Even though some amount of risk aversion was being witnessed in the market earlier, the credit offtake has taken a severe beating with the onset of COVID-19.
Even though some amount of risk aversion was being witnessed in the market earlier, the credit offtake has taken a severe beating with the onset of COVID-19, resulting in sustained, excess system liquidity. As a result, short-term yields have softened across instruments and rating levels, according to India Ratings and Research’s credit market tracker.
Cash in circulation and bank deposits steeply increased in 1H20 compared to 1H19, whereas bank credit dropped. The Reserve Bank of India’s conscious steps to reduce the repo rate have also lowered the marginal cost of fund-based lending rate across banks. However, the transmission of rate cut has been uneven among private and public sector banks.
Ind-Ra believes that it will be imperative for banks to expand balance sheets and simultaneously revive credit offtake, rather than focusing only on asset quality. The latter would be a critical factor to watch out for from 2QFY21 when the loan moratorium ends.

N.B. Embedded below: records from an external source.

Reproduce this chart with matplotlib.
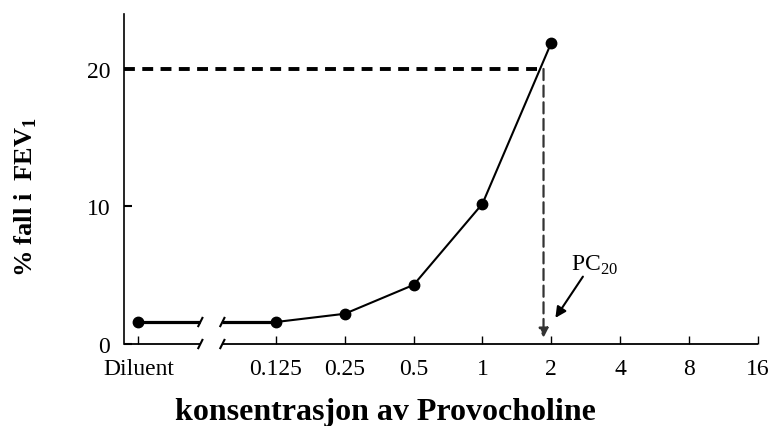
import numpy as np
import matplotlib
matplotlib.use('Agg')
import matplotlib.pyplot as plt

# dose categories and % fall in FEV1
categories = ['Diluent', '0.125', '0.25', '0.5', '1', '2', '4', '8', '16']
doses = [None, 0.125, 0.25, 0.5, 1, 2, 4, 8, 16]
fall = [1.6, 1.6, 2.2, 4.3, 10.2, 21.9]   # measured points (Diluent .. 2)
pc20_dose = 1.85
pc20_level = 20
y_ticks = [0, 10, 20]

plt.rcParams['font.family'] = ['Liberation Serif', 'DejaVu Serif']
plt.rcParams['mathtext.fontset'] = 'custom'
plt.rcParams['mathtext.rm'] = 'Liberation Serif'
plt.rcParams['mathtext.bf'] = 'Liberation Serif:bold'

# log2 positions, diluent placed two steps left of the lowest dose
pos = np.array([np.log2(d) if d is not None else np.log2(doses[1]) - 2 for d in doses])
xmin, xmax = -5.21, pos[-1]
brk_l, brk_r = -4.10, -3.78

fig = plt.figure(figsize=(7.7, 4.27), dpi=100)
ax = fig.add_axes([0.161, 0.192, 0.823, 0.773])
ax.set_xlim(xmin, xmax)
ax.set_ylim(0, 24)

for s in ['top', 'right', 'bottom']:
    ax.spines[s].set_visible(False)
ax.spines['left'].set_linewidth(1.2)

# broken x-axis
kw = dict(color='black', lw=1.3, clip_on=False, solid_capstyle='butt')
ax.plot([xmin, brk_l], [0, 0], **kw)
ax.plot([brk_r, xmax], [0, 0], **kw)
for b in (brk_l, brk_r):
    ax.plot([b - 0.03, b + 0.03], [-0.3, 0.3], color='black', lw=1.5, clip_on=False)
    ax.plot([b - 0.03, b + 0.03], [1.3, 1.9], color='black', lw=1.5, clip_on=False)

ax.set_xticks(pos)
ax.set_xticklabels(categories, fontsize=17)
ax.set_yticks(y_ticks)
ax.set_yticklabels([str(v) for v in y_ticks], fontsize=17)
ax.tick_params(axis='x', direction='in', length=6, width=1, pad=10)
ax.tick_params(axis='y', direction='in', length=6, width=1.5, pad=10)

# response curve
n = len(fall)
ax.plot([pos[0], brk_l], [fall[0], fall[0]], color='black', lw=2.3, solid_capstyle='butt')
ax.plot([brk_r, pos[1]], [fall[1], fall[1]], color='black', lw=2.3, solid_capstyle='butt')
ax.plot(pos[1:n], fall[1:], color='black', lw=1.5)
ax.plot(pos[:n], fall, 'o', color='black', markersize=7.5)

# PC20 construction lines
px = np.log2(pc20_dose)
ax.plot([xmin, px], [pc20_level, pc20_level], color='black', lw=2.8, dashes=(2.8, 1.9), clip_on=False)
ax.annotate('', xy=(px, 0.45), xytext=(px, pc20_level),
            arrowprops=dict(arrowstyle='-|>', color='#333333', lw=1.6, ls=(0, (5, 2.5)),
                            mutation_scale=14, shrinkA=0, shrinkB=0))
ax.annotate('', xy=(1.06, 1.9), xytext=(1.46, 4.9),
            arrowprops=dict(arrowstyle='-|>', color='black', lw=1.5,
                            mutation_scale=16, shrinkA=0, shrinkB=0))
ax.text(1.63, 5.8, 'PC$_{20}$', fontsize=17, ha='center', va='center')

fig.text(0.034, 0.538, '% fall i  FEV$_\\mathbf{1}$', rotation=90, fontsize=19,
         fontweight='bold', ha='center', va='center')
fig.text(0.5, 0.035, 'konsentrasjon av Provocholine', fontsize=23,
         fontweight='bold', ha='center', va='center')

fig.savefig('out.png', dpi=100)
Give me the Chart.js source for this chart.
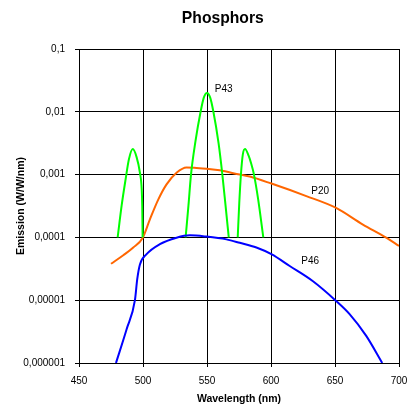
<!DOCTYPE html>
<html><head><meta charset="utf-8">
<script src="https://cdn.jsdelivr.net/npm/chart.js@4/dist/chart.umd.min.js"></script>
<style>html,body{margin:0;padding:0;background:#fff}#wrap{width:411px;height:407px}</style>
</head><body><div id="wrap"><canvas id="c" width="411" height="407"></canvas></div>
<script>
// ---- data ----
const chartTitle = 'Phosphors';
const xAxisTitle = 'Wavelength (nm)';
const yAxisTitle = 'Emission (W/W/nm)';
const xTickValues = [450, 500, 550, 600, 650, 700];
const yTickValues = [0.000001, 0.00001, 0.0001, 0.001, 0.01, 0.1];
const yTickLabels = ['0,000001', '0,00001', '0,0001', '0,001', '0,01', '0,1'];

// P43 (green) - three separate emission lines
const p43aX = [480.2, 483.3, 486.4, 489, 492, 495, 497.6, 499, 499.4, 499.7];
const p43aY = [1e-4, 3.2e-4, 8.4e-4, 1.75e-3, 2.55e-3, 1.9e-3, 1.07e-3, 5.8e-4, 3.2e-4, 1e-4];
const p43bX = [533.3, 535.5, 537.5, 541, 545, 547.5, 550, 552.5, 555, 559, 562, 564.5, 567];
const p43bY = [1e-4, 3.2e-4, 1e-3, 3.4e-3, 1e-2, 1.68e-2, 2.0e-2, 1.68e-2, 1e-2, 3.2e-3, 1e-3, 3.2e-4, 1e-4];
const p43cX = [574, 575.2, 576.5, 578, 579.7, 582.5, 584.5, 586.7, 590, 594];
const p43cY = [1e-4, 3.5e-4, 1e-3, 2.1e-3, 2.55e-3, 2.0e-3, 1.5e-3, 1e-3, 4e-4, 1e-4];

// P20 (orange)
const p20X = [475, 484.6, 492.4, 499.7, 505.4, 511.9, 518.4, 526.2, 534, 540, 549.6, 560, 575.6, 583.4, 600.3, 627.6, 650.5, 671.8, 690, 700];
const p20Y = [3.8e-5, 5.2e-5, 6.9e-5, 9.8e-5, 1.94e-4, 4.0e-4, 7.0e-4, 1.07e-3, 1.3e-3, 1.29e-3, 1.24e-3, 1.17e-3, 1.0e-3, 9.3e-4, 7.2e-4, 4.55e-4, 2.97e-4, 1.6e-4, 9.9e-5, 7.3e-5];

// P46 (blue)
const p46X = [478.9, 487.2, 493.7, 495.5, 497.6, 502.8, 513.2, 526.2, 536.6, 549.6, 565.2, 575.6, 588.6, 600.3, 614.6, 632.8, 650.2, 661.4, 674.4, 686.9];
const p46Y = [1e-6, 3.44e-6, 1e-5, 2.16e-5, 3.7e-5, 5.4e-5, 7.8e-5, 9.9e-5, 1.08e-4, 1.03e-4, 9.3e-5, 8.2e-5, 6.9e-5, 5.4e-5, 3.5e-5, 2.0e-5, 1e-5, 6.0e-6, 2.7e-6, 1e-6];

// series labels and their anchor (data coordinates)
const seriesNames = ['P43', 'P20', 'P46'];
const labelX = [556.1, 631.5, 623.7];
const labelY = [0.0226, 5.46e-4, 4.17e-5];

// ---- chart ----
const FONT = '"Liberation Sans", Arial, Helvetica, sans-serif';
function pts(xs, ys) { return xs.map((x, i) => ({ x: x, y: ys[i] })); }

const GREEN = '#00FF00', ORANGE = '#FF6600', BLUE = '#0000FF';
const lineStyle = { pointRadius: 0, borderWidth: 2, fill: false, cubicInterpolationMode: 'monotone' };

const annot = {
  id: 'annot',
  afterDraw(chart) {
    const ctx = chart.ctx, xs = chart.scales.x, ys = chart.scales.y;
    ctx.save();
    ctx.fillStyle = '#000';
    ctx.textBaseline = 'middle';
    ctx.textAlign = 'left';
    ctx.font = '10px ' + FONT;
    seriesNames.forEach((n, i) => ctx.fillText(n, xs.getPixelForValue(labelX[i]), ys.getPixelForValue(labelY[i])));
    ctx.textAlign = 'center';
    ctx.font = 'bold 15.7px ' + FONT;
    ctx.fillText(chartTitle, 222.8, 19);
    ctx.restore();
  }
};

new Chart(document.getElementById('c'), {
  type: 'line',
  data: {
    datasets: [
      Object.assign({ label: 'P46', data: pts(p46X, p46Y), borderColor: BLUE }, lineStyle),
      Object.assign({ label: 'P43', data: pts(p43aX, p43aY), borderColor: GREEN }, lineStyle),
      Object.assign({ label: 'P43 b', data: pts(p43bX, p43bY), borderColor: GREEN }, lineStyle),
      Object.assign({ label: 'P43 c', data: pts(p43cX, p43cY), borderColor: GREEN }, lineStyle),
      Object.assign({ label: 'P20', data: pts(p20X, p20Y), borderColor: ORANGE }, lineStyle)
    ]
  },
  options: {
    responsive: false,
    animation: false,
    devicePixelRatio: 1,
    layout: { padding: { top: 49, right: 12, bottom: 0, left: 0 } },
    plugins: { legend: { display: false }, title: { display: false }, tooltip: { enabled: false } },
    scales: {
      x: {
        type: 'linear', min: 450, max: 700,
        afterBuildTicks: s => { s.ticks = xTickValues.map(v => ({ value: v })); },
        afterFit: s => { s.height = 44; s.paddingLeft = 0; s.paddingRight = 0; },
        grid: { color: '#000', lineWidth: 1, tickLength: 4, tickColor: '#000' },
        border: { display: true, color: '#000', width: 1 },
        ticks: { color: '#000', font: { family: FONT, size: 10 }, padding: 8, maxRotation: 0 },
        title: { display: true, text: xAxisTitle, color: '#000', font: { family: FONT, size: 10.5, weight: 'bold' }, padding: { top: 0, bottom: 2 } }
      },
      y: {
        type: 'logarithmic', min: 0.000001, max: 0.1,
        afterBuildTicks: s => { s.ticks = yTickValues.map(v => ({ value: v })); },
        afterFit: s => { s.width = 79; s.paddingTop = 0; s.paddingBottom = 0; },
        grid: { color: '#000', lineWidth: 1, tickLength: 4, tickColor: '#000' },
        border: { display: true, color: '#000', width: 1 },
        ticks: {
          color: '#000', font: { family: FONT, size: 10 }, padding: 10,
          callback: (v) => { const i = yTickValues.findIndex(t => Math.abs(t - v) / t < 1e-6); return i >= 0 ? yTickLabels[i] : ''; }
        },
        title: { display: true, text: yAxisTitle, color: '#000', font: { family: FONT, size: 10.5, weight: 'bold' }, padding: { top: 14.7, bottom: 0 } }
      }
    }
  },
  plugins: [annot]
});
</script></body></html>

During June 2020, foreign portfolio investments witnessed the sharpest rebound with equity investments of Rs 218 billion, highest of 2020 till date and up 50% mom. The investments were primarily driven by two reasons.
Firstly, the gradual unlock of the economy and resumption of activity has provided some comfort at least from an economic point of view, and secondly, the excessive liquidity in developed markets due to the huge liquidity stimulus provided by central banks has given an impetus to foreign investors to invest in emerging economies. However, at the same time, foreign debt investments saw marginal sell-off of Rs 15 billion which was substantially lower than the Rs 230 billion sell-off of May 2020. The softening of yields led to price appreciation partially explaining the arrest of the sell-off.
The net mutual fund aggregate assets under management (AUM) across different types saw an accretion of Rs 127 billion during June 2020. The liquid funds AUM saw a correction of Rs 263 billion while the AUMs of corporate and short-term funds increased by Rs 182 billion and Rs 149 billion, respectively. The moderate correction in liquid funds is largely to do with the quarter end.
Commercial paper (CP) issuances have increased since March 2020, while corporate deposits (CDs) have not been issued majorly due to the excessive liquidity in the banking system. The subsequent rate cuts and liquidity infusion through various modes by the central bank have led to increased liquidity in the system. Hence, the total outstanding CD amount contracted 13% mom during June 2020 and the fresh CD issuances have remained low.
At the same time, CP issuances during June 2020 remained strong, driven by public and private financial institutions and corporates. In terms of yields, CP as well as CD issuances have witnessed a drop, majorly on account of fallen interest rates and improved liquidity.
CP issued by non-banking finance companies (NBFCs) and housing finance companies has improved in June 2020 with the major issuances happening from AAA rated NBFCs. Furthermore, NBFCs’ CP yields have eased whereas the corporates’ CP yield has remained flat compared to May 2020.